## Exercise prompt
Leave out all pictures. Return exactly the lines from the top of the material through the line containing "import seaborn as sns".

## Source data
----

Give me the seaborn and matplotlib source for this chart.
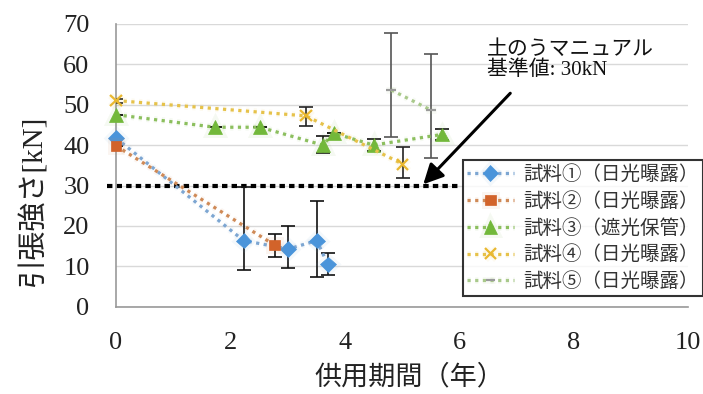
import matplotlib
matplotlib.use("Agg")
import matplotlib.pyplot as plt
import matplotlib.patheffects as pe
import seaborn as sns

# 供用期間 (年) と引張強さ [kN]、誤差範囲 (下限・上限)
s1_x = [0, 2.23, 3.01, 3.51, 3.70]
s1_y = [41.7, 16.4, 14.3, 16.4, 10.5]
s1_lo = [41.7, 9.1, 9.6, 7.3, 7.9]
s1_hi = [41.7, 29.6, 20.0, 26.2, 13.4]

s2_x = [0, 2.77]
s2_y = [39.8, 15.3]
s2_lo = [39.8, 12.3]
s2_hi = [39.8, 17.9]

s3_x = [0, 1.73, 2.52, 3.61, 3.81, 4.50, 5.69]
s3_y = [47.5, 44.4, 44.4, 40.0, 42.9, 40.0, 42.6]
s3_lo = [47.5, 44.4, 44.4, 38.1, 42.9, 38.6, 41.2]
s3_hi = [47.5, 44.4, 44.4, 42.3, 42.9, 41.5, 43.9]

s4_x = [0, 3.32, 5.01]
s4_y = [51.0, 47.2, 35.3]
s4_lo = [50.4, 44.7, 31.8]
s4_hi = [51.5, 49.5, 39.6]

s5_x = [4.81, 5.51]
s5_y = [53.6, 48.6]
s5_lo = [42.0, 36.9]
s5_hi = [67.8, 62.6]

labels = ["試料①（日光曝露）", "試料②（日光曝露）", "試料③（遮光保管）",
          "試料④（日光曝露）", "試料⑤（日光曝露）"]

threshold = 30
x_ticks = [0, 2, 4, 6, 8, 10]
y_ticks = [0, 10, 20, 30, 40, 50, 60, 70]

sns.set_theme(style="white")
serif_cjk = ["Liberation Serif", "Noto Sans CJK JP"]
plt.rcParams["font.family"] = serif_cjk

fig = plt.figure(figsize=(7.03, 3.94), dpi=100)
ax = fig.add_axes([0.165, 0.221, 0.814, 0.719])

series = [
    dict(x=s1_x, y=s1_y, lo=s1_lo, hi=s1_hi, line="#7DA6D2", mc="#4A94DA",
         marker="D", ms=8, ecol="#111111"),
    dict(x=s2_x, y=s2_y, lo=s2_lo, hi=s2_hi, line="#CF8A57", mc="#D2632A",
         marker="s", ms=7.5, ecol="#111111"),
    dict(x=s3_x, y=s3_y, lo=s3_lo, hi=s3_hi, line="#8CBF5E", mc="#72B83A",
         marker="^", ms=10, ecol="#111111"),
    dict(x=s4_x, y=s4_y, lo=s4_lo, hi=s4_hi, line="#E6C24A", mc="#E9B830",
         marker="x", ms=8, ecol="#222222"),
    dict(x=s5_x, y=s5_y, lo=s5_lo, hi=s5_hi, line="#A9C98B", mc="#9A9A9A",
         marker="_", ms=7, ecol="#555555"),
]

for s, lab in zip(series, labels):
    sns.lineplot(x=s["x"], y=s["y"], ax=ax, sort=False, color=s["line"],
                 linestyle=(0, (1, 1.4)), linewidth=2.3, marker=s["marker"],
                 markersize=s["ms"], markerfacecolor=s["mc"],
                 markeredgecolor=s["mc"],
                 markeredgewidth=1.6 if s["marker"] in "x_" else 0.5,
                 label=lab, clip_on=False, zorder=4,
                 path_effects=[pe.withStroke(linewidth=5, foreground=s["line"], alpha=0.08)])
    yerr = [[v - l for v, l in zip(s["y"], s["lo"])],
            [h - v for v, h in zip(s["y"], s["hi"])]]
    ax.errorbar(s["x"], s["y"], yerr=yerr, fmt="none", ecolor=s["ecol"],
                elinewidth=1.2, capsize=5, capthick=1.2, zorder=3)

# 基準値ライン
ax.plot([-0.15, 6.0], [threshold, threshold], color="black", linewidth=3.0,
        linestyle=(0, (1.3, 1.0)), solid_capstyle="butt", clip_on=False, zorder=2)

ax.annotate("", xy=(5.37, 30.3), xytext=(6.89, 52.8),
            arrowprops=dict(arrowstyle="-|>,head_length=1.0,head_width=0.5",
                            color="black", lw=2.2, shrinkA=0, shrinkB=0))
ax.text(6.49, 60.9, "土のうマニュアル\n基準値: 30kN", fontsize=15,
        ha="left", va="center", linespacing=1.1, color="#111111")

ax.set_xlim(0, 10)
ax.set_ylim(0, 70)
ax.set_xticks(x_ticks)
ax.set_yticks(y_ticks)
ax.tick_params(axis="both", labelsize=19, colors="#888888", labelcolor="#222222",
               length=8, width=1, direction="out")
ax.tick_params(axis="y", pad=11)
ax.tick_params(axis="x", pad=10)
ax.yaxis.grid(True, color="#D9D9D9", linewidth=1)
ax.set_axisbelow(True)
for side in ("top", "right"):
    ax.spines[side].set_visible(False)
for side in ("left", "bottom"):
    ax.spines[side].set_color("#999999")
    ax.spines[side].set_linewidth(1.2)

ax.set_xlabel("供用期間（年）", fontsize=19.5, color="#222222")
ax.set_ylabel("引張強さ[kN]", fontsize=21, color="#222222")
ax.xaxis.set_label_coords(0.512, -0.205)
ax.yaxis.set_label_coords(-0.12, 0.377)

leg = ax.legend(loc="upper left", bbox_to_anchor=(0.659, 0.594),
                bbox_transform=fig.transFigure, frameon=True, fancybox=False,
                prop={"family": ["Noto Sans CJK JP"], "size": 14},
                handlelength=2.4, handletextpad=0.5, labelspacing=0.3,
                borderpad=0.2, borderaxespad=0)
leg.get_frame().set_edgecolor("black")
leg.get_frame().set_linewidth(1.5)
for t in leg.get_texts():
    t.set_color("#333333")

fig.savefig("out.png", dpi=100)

----

## Answer in full
Give me the seaborn and matplotlib source for this chart.
import matplotlib
matplotlib.use("Agg")
import matplotlib.pyplot as plt
import matplotlib.patheffects as pe
import seaborn as sns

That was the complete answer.